Stated problem: Reproduce exactly, with no pictures, each line from the opening of the material down through the line containing "(180,135) rectangle (558,502);".

BEGIN

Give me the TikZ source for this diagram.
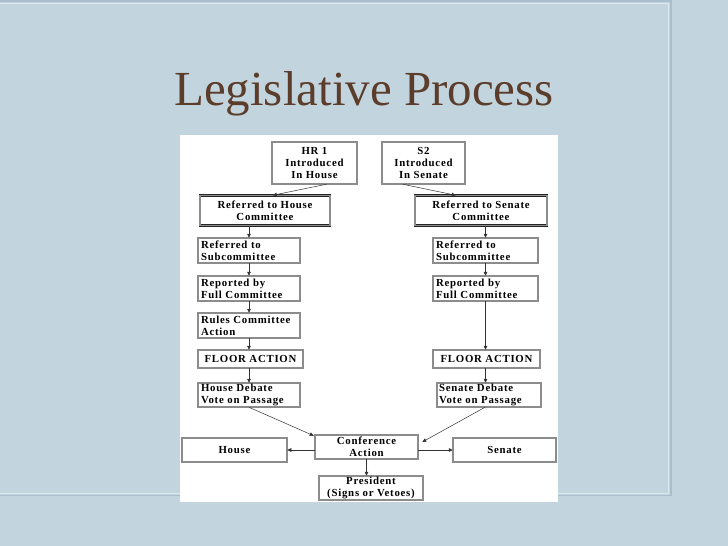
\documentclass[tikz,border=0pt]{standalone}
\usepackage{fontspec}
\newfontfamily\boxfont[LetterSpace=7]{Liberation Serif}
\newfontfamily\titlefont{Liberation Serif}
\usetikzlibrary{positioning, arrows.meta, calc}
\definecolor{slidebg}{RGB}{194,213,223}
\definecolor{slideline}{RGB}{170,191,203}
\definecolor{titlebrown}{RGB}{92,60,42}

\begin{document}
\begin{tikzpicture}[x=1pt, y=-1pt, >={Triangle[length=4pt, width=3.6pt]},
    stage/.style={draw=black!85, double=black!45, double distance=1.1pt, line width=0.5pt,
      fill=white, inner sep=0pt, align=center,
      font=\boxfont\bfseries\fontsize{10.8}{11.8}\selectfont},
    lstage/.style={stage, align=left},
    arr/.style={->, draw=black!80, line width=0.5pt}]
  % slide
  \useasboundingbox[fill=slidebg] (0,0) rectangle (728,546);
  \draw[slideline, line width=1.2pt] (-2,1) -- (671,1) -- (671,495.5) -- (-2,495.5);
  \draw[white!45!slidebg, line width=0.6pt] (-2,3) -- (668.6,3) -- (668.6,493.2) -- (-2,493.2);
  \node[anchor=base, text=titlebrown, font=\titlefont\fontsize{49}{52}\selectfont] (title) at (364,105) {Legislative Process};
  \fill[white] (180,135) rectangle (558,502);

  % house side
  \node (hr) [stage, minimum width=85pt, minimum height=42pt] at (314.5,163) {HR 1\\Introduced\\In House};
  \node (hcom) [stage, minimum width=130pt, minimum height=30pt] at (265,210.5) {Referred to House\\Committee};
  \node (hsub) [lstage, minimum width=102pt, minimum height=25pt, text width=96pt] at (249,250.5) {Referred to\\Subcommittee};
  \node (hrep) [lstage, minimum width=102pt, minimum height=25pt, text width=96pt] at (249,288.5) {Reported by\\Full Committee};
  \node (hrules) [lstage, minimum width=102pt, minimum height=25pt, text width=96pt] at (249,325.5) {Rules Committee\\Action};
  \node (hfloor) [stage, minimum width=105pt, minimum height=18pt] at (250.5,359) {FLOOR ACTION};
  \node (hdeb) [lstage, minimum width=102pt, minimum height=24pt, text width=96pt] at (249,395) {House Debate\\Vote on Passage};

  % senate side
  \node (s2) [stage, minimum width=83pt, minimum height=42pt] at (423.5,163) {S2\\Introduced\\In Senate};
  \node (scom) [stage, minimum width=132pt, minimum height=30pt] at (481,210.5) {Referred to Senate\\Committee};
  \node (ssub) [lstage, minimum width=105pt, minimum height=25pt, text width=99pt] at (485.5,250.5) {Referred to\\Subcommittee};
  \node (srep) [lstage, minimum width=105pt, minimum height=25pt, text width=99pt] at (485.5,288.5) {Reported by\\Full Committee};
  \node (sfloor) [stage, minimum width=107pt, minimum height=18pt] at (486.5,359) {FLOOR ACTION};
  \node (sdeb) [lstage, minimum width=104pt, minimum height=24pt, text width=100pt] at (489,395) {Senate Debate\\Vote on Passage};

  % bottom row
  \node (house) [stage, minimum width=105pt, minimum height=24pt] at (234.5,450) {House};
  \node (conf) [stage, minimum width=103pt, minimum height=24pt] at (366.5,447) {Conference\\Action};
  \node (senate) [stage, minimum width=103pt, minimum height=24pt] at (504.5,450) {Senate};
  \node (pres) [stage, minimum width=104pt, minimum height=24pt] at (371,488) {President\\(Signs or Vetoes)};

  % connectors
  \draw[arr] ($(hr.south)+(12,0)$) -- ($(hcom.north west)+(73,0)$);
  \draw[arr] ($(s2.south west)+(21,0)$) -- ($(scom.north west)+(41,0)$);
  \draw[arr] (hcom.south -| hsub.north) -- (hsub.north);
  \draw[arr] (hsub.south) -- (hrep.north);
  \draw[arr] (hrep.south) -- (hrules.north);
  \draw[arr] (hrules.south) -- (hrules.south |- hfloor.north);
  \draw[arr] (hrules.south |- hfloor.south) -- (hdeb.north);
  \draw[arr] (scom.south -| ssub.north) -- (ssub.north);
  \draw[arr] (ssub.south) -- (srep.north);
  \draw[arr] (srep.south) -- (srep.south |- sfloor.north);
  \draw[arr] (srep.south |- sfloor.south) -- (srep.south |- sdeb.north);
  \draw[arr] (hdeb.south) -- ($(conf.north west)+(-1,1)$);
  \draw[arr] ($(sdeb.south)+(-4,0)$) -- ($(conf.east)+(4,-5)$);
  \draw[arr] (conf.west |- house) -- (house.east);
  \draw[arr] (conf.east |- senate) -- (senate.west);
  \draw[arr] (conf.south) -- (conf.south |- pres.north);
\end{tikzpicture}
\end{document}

END

Answer to this problem:
Give me the TikZ source for this diagram.
\documentclass[tikz,border=0pt]{standalone}
\usepackage{fontspec}
\newfontfamily\boxfont[LetterSpace=7]{Liberation Serif}
\newfontfamily\titlefont{Liberation Serif}
\usetikzlibrary{positioning, arrows.meta, calc}
\definecolor{slidebg}{RGB}{194,213,223}
\definecolor{slideline}{RGB}{170,191,203}
\definecolor{titlebrown}{RGB}{92,60,42}

\begin{document}
\begin{tikzpicture}[x=1pt, y=-1pt, >={Triangle[length=4pt, width=3.6pt]},
    stage/.style={draw=black!85, double=black!45, double distance=1.1pt, line width=0.5pt,
      fill=white, inner sep=0pt, align=center,
      font=\boxfont\bfseries\fontsize{10.8}{11.8}\selectfont},
    lstage/.style={stage, align=left},
    arr/.style={->, draw=black!80, line width=0.5pt}]
  % slide
  \useasboundingbox[fill=slidebg] (0,0) rectangle (728,546);
  \draw[slideline, line width=1.2pt] (-2,1) -- (671,1) -- (671,495.5) -- (-2,495.5);
  \draw[white!45!slidebg, line width=0.6pt] (-2,3) -- (668.6,3) -- (668.6,493.2) -- (-2,493.2);
  \node[anchor=base, text=titlebrown, font=\titlefont\fontsize{49}{52}\selectfont] (title) at (364,105) {Legislative Process};
  \fill[white] (180,135) rectangle (558,502);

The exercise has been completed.